Barnes has served on the boards of numerous public and private companies. In 1962, Barnes began serving as a Bristol Board of Finance member for three years. That same year, he was also on the executive committee of the Connecticut Regional Import-Export Council. Barnes became president of the Bristol Boys and Girls Club in 1965 and served until 1968 when he became an honorary director. In 1956, he served as president of the Bristol Community Chest.[8]
He has been on the board of trustees at the Yale–New Haven Hospital, the CT Policy and Economic Council, and the Family Center. He is a Life Member and was on the board of regents of the University of Hartford, where he served as chair from 1991 to 1993, from which he received an honorary degree in 1988.[8] [20]
Barnes has also been a director of nearly twenty companies and groups, including the Metro Hartford Chamber of Commerce, the Manufacturer's Association of Hartford (and was also president from 1965 to 1968), the Automobile Insurance Company of Hartford, the Loctite Corporation, the Rogers Corporation, and many others. He was a director of Rohr, Inc. from 1988 to 1998, where he served as chair from 1994 to 1998 and as chair of the Tradewind Turbines Corporation from 1994 to 1998.[21]
In 1971, Barnes joined the board of directors of the Aetna Life and Casualty Company, a holding company of the Aetna Life Insurance Company.
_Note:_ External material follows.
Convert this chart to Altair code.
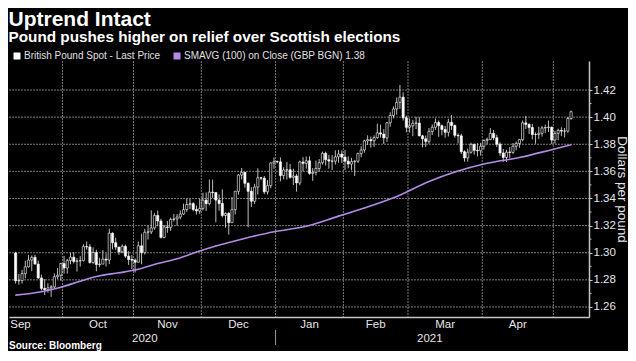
import altair as alt
import pandas as pd

# ---------------- data ----------------
first_open = 1.2998
close = [
    # Sep 2020
    1.2793, 1.2795, 1.2846, 1.2896, 1.2946, 1.2966, 1.2916, 1.2814, 1.2737, 1.2728, 1.2741, 1.2748, 1.2823, 1.2834, 1.2920,
    # Oct
    1.2887, 1.2942, 1.2967, 1.2936, 1.2940, 1.2941, 1.3045, 1.3043, 1.2928, 1.3002, 1.2913, 1.2916, 1.2953, 1.2946, 1.3144,
    1.3074, 1.3042, 1.3007, 1.3047, 1.2975, 1.2950, 1.2945,
    # Nov
    1.2930, 1.3051, 1.3000, 1.3151, 1.3154, 1.3183, 1.3275, 1.3234, 1.3113, 1.3190, 1.3187, 1.3246, 1.3249, 1.3263, 1.3285,
    1.3318, 1.3356, 1.3362, 1.3319, 1.3308, 1.3327,
    # Dec
    1.3388, 1.3362, 1.3447, 1.3444, 1.3388, 1.3363, 1.3275, 1.3290, 1.3222, 1.3318, 1.3453, 1.3573, 1.3593, 1.3512, 1.3453,
    1.3380, 1.3484, 1.3553, 1.3550, 1.3449, 1.3495, 1.3661, 1.3672,
    # Jan 2021
    1.3670, 1.3569, 1.3610, 1.3612, 1.3556, 1.3566, 1.3515, 1.3669, 1.3659, 1.3678, 1.3585, 1.3593, 1.3621, 1.3664, 1.3733,
    1.3686, 1.3676, 1.3675, 1.3707, 1.3728, 1.3705,
    # Feb
    1.3675, 1.3654, 1.3672, 1.3675, 1.3731, 1.3758, 1.3825, 1.3834, 1.3826, 1.3849, 1.3884, 1.3875, 1.3847, 1.3959, 1.4012,
    1.4060, 1.4109, 1.4147, 1.3995, 1.3925,
    # Mar
    1.3936, 1.3955, 1.3956, 1.3862, 1.3840, 1.3821, 1.3895, 1.3925, 1.3960, 1.3937, 1.3909, 1.3888, 1.3962, 1.3938, 1.3866,
    1.3862, 1.3745, 1.3699, 1.3741, 1.3799, 1.3755, 1.3752, 1.3785,
    # Apr
    1.3828, 1.3835, 1.3880, 1.3848, 1.3800, 1.3736, 1.3703, 1.3742, 1.3740, 1.3785, 1.3805, 1.3834, 1.3958, 1.3946, 1.3924,
    1.3872, 1.3872, 1.3881, 1.3920, 1.3923, 1.3926, 1.3831,
    # May
    1.3880, 1.3902, 1.3897, 1.3897, 1.3990, 1.4040,
]
high = [
    1.3007, 1.2843, 1.2874, 1.2941, 1.2984, 1.2980, 1.2985, 1.2942, 1.2838, 1.2805, 1.2775, 1.2761, 1.2848, 1.2887, 1.2926,
    1.2977, 1.2955, 1.2999, 1.3004, 1.2960, 1.2975, 1.3063, 1.3083, 1.3064, 1.3040, 1.3022, 1.2963, 1.3019, 1.2995, 1.3177,
    1.3150, 1.3110, 1.3043, 1.3062, 1.3060, 1.3011, 1.2983,
    1.2958, 1.3083, 1.3140, 1.3176, 1.3200, 1.3313, 1.3292, 1.3312, 1.3250, 1.3205, 1.3234, 1.3259, 1.3286, 1.3285, 1.3311,
    1.3362, 1.3399, 1.3398, 1.3373, 1.3348, 1.3399,
    1.3443, 1.3444, 1.3540, 1.3539, 1.3446, 1.3430, 1.3468, 1.3298, 1.3300, 1.3410, 1.3457, 1.3581, 1.3625, 1.3596, 1.3520,
    1.3483, 1.3508, 1.3623, 1.3560, 1.3566, 1.3535, 1.3667, 1.3703,
    1.3680, 1.3703, 1.3630, 1.3670, 1.3655, 1.3620, 1.3580, 1.3680, 1.3705, 1.3710, 1.3711, 1.3625, 1.3680, 1.3691, 1.3746,
    1.3745, 1.3720, 1.3720, 1.3755, 1.3758, 1.3755,
    1.3758, 1.3710, 1.3700, 1.3683, 1.3738, 1.3785, 1.3833, 1.3866, 1.3857, 1.3865, 1.3952, 1.3945, 1.3912, 1.3965, 1.4036,
    1.4079, 1.4145, 1.4237, 1.4183, 1.4010,
    1.3990, 1.3980, 1.4003, 1.4000, 1.3870, 1.3864, 1.3920, 1.3946, 1.3990, 1.3975, 1.3946, 1.3935, 1.3988, 1.4017, 1.3946,
    1.3880, 1.3877, 1.3755, 1.3768, 1.3811, 1.3805, 1.3808, 1.3810,
    1.3836, 1.3850, 1.3919, 1.3905, 1.3870, 1.3815, 1.3765, 1.3760, 1.3780, 1.3810, 1.3820, 1.3840, 1.3975, 1.4009, 1.3955,
    1.3951, 1.3888, 1.3930, 1.3935, 1.3945, 1.3975, 1.3931,
    1.3900, 1.3915, 1.3925, 1.3920, 1.4000, 1.4048,
]
low = [
    1.2773, 1.2764, 1.2773, 1.2812, 1.2891, 1.2864, 1.2915, 1.2807, 1.2721, 1.2688, 1.2706, 1.2675, 1.2736, 1.2806, 1.2795,
    1.2846, 1.2846, 1.2915, 1.2920, 1.2862, 1.2898, 1.2936, 1.3023, 1.2918, 1.2918, 1.2863, 1.2895, 1.2916, 1.2899, 1.2916,
    1.3025, 1.3021, 1.2984, 1.2996, 1.2962, 1.2910, 1.2880,
    1.2854, 1.2927, 1.2915, 1.2987, 1.3097, 1.3138, 1.3170, 1.3195, 1.3105, 1.3106, 1.3147, 1.3161, 1.3230, 1.3199, 1.3247,
    1.3279, 1.3302, 1.3322, 1.3306, 1.3282, 1.3287,
    1.3312, 1.3308, 1.3350, 1.3405, 1.3225, 1.3310, 1.3260, 1.3185, 1.3134, 1.3222, 1.3282, 1.3428, 1.3540, 1.3480, 1.3188,
    1.3338, 1.3360, 1.3430, 1.3535, 1.3432, 1.3430, 1.3475, 1.3619,
    1.3660, 1.3527, 1.3541, 1.3540, 1.3546, 1.3500, 1.3450, 1.3498, 1.3600, 1.3620, 1.3575, 1.3530, 1.3570, 1.3600, 1.3650,
    1.3643, 1.3619, 1.3610, 1.3650, 1.3664, 1.3662,
    1.3610, 1.3623, 1.3608, 1.3566, 1.3663, 1.3704, 1.3738, 1.3795, 1.3775, 1.3780, 1.3840, 1.3850, 1.3802, 1.3818, 1.3930,
    1.3990, 1.4019, 1.4061, 1.3975, 1.3888,
    1.3887, 1.3860, 1.3912, 1.3858, 1.3777, 1.3780, 1.3803, 1.3869, 1.3906, 1.3855, 1.3866, 1.3848, 1.3857, 1.3905, 1.3848,
    1.3806, 1.3727, 1.3671, 1.3672, 1.3731, 1.3723, 1.3710, 1.3716,
    1.3760, 1.3800, 1.3830, 1.3830, 1.3780, 1.3715, 1.3670, 1.3670, 1.3699, 1.3729, 1.3755, 1.3774, 1.3822, 1.3912, 1.3875,
    1.3836, 1.3804, 1.3838, 1.3856, 1.3884, 1.3890, 1.3800,
    1.3805, 1.3830, 1.3860, 1.3850, 1.3885, 1.3980,
]
# 100-day moving average, read at trading-day positions
sma_idx = [0, 8, 14, 20, 26, 32, 38, 44, 50, 56, 62, 70, 80, 90, 100, 108, 118, 128, 136, 146, 156, 166, 172]
sma_val = [1.2687, 1.2712, 1.2745, 1.2790, 1.2830, 1.2852, 1.2878, 1.2920, 1.2955, 1.3005, 1.3050, 1.3100, 1.3155,
           1.3195, 1.3270, 1.3330, 1.3415, 1.3525, 1.3595, 1.3660, 1.3702, 1.3760, 1.3796]

series_names = ["British Pound Spot - Last Price", "SMAVG (100)  on Close (GBP BGN) 1.38"]
series_colors = ["#ffffff", "#b38ae6"]
y_ticks = [1.26, 1.28, 1.30, 1.32, 1.34, 1.36, 1.38, 1.40, 1.42]
y_minor = [1.27, 1.29, 1.31, 1.33, 1.35, 1.37, 1.39, 1.41]
source_text = "Source: Bloomberg"

# ---------------- tables ----------------
n = len(close)
dates = pd.bdate_range("2020-09-10", periods=n)
df = pd.DataFrame({
    "idx": list(range(n)),
    "date": dates,
    "open": [first_open] + close[:-1],
    "high": high,
    "low": low,
    "close": close,
})
bounds = [i - 0.5 for i in range(1, n) if dates[i].month != dates[i - 1].month]
year_bound = [i - 0.5 for i in range(1, n) if dates[i].year != dates[i - 1].year][0]
x_end = n + 3

mrows = []
for (yy, mm), g in df.groupby([df["date"].dt.year, df["date"].dt.month]):
    first, last = g["idx"].min(), g["idx"].max()
    if last - first < 10 and first > 0:
        continue  # short trailing month is not labelled
    mid = (first + last) / 2
    if first == 0:
        mid = min(mid, first + 1.5)
    mrows.append({"pos": mid, "label": g["date"].iloc[0].strftime("%b")})
months = pd.DataFrame(mrows)
years = pd.DataFrame({
    "pos": [(-0.5 + year_bound) / 2, (year_bound + x_end) / 2],
    "label": [str(dates[0].year), str(dates[-1].year)],
})
sma = pd.DataFrame({"idx": sma_idx, "sma": sma_val, "series": series_names[1]})
grid_x = pd.DataFrame({"pos": bounds})
grid_y = pd.DataFrame({"v": y_ticks})

# ---------------- encodings ----------------
FONT = "Liberation Sans"
GRID = "#7a7a7a"
AXIS = "#c4c4c4"
x_scale = alt.Scale(domain=[-0.5, x_end], nice=False, zero=False)
x_axis = alt.Axis(values=bounds, labels=False, ticks=False, grid=False, domain=True,
                  domainColor=AXIS, domainWidth=1.5, title=None)
y_scale = alt.Scale(domain=[1.2526, 1.4414], nice=False, zero=False)
y_axis = alt.Axis(orient="right", values=y_ticks, format=".2f", labelFont=FONT,
                  labelFontSize=11.5, labelColor="#e6e6e6", labelPadding=1, tickSize=3,
                  tickColor=AXIS, domainColor=AXIS, domainWidth=1.5, grid=False,
                  title="Dollars per pound", titleFont=FONT, titleFontSize=13.5,
                  titleFontWeight="normal", titleColor="#e6e6e6", titleAngle=90,
                  titleBaseline="middle", titleX=32)


def X(field):
    return alt.X(field, type="quantitative", scale=x_scale, axis=x_axis)


def Y(field):
    return alt.Y(field, type="quantitative", scale=y_scale, axis=y_axis)


# dotted grid drawn as rules through the scales (spanning the plot with pixel ends)
vgrid = alt.Chart(grid_x).mark_rule(color=GRID, strokeWidth=1, strokeDash=[2, 1]).encode(
    x=X("pos"), y=alt.value(0), y2=alt.value(256))
hgrid = alt.Chart(grid_y).mark_rule(color=GRID, strokeWidth=1, strokeDash=[2, 1]).encode(
    y=Y("v"), x=alt.value(0), x2=alt.value(580))

base = alt.Chart(df)
wicks = base.mark_rule(color="#eeeeee", strokeWidth=0.8).encode(
    x=X("idx"), y=Y("low"), y2="high")
bodies = base.mark_bar(size=2.2, stroke="#ffffff", strokeWidth=0.6).encode(
    x=X("idx"), y=Y("open"), y2="close",
    fill=alt.condition("datum.close >= datum.open", alt.value("#000000"), alt.value("#ffffff")))
sma_line = alt.Chart(sma).mark_line(color=series_colors[1], strokeWidth=1.6,
                                    interpolate="monotone").encode(x=X("idx"), y=Y("sma"))
legend_carrier = alt.Chart(sma).mark_square(size=1, opacity=1).encode(
    x=X("idx"), y=Y("sma"),
    color=alt.Color("series:N", scale=alt.Scale(domain=series_names, range=series_colors),
                    legend=alt.Legend(orient="none", legendX=3, legendY=-10,
                                      direction="horizontal", title=None,
                                      symbolType="square", symbolSize=49,
                                      symbolStrokeWidth=0, labelFont=FONT,
                                      labelFontSize=10, labelColor="#e0e0e0",
                                      labelLimit=0, columnPadding=11, labelOffset=2,
                                      padding=0)))
minor_ticks = alt.Chart(pd.DataFrame({"v": y_minor})).mark_rule(
    color=AXIS, strokeWidth=1).encode(y=Y("v"), x=alt.value(580), x2=alt.value(582.5))
month_text = alt.Chart(months).mark_text(font=FONT, fontSize=11.5, color="#e6e6e6",
                                         baseline="middle").encode(
    x=X("pos"), y=alt.value(264), text="label:N")
year_text = alt.Chart(years).mark_text(font=FONT, fontSize=11.5, color="#e6e6e6",
                                       baseline="middle").encode(
    x=X("pos"), y=alt.value(278), text="label:N")
year_rule = alt.Chart(pd.DataFrame({"pos": [year_bound]})).mark_rule(
    color="#9a9a9a", strokeWidth=1).encode(x=X("pos"), y=alt.value(269), y2=alt.value(284))
source = alt.Chart(pd.DataFrame({"t": [source_text]})).mark_text(
    font=FONT, fontWeight="bold", fontSize=10, color="#ffffff", align="left",
    baseline="middle").encode(x=alt.value(0), y=alt.value(285), text="t:N")

chart = alt.layer(
    vgrid, hgrid, wicks, bodies, sma_line, legend_carrier, minor_ticks,
    month_text, year_text, year_rule, source
).properties(
    width=580, height=256, background="#000000", padding=0,
    title=alt.TitleParams(
        text="Uptrend Intact",
        subtitle="Pound pushes higher on relief over Scottish elections",
        anchor="start", font=FONT, fontSize=21, fontWeight="bold", color="#ffffff",
        subtitleFont=FONT, subtitleFontSize=15.3, subtitleFontWeight="bold",
        subtitleColor="#ffffff", subtitlePadding=0, offset=6),
).configure_view(stroke=None)

chart.save("out.html", embed_options={"renderer": "svg", "actions": False})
He served on the board until 1996. In 1984, he met fellow director Barbara Hackman Franklin and invited her to a corporate function; the two were married two years later.[22] When Franklin later became Secretary of Commerce in 1992, she had to "recuse herself from decisions on the auto and aircraft parts industries because her husband's family business, the Barnes Group, is a manufacturer of car and aircraft parts."[23]
In 1955, the Jaycees honored Barnes as the "Outstanding Young Man of the Year". In 1967, the Boys Club of America gave Barnes the "Keystone Award", which recognizes leadership and service.[8] On March 24, 2008, the Tunxis Community College in Farmington, Connecticut, named their new art gallery The Wallace Barnes and Barbara Hackman Franklin Art Gallery.[24]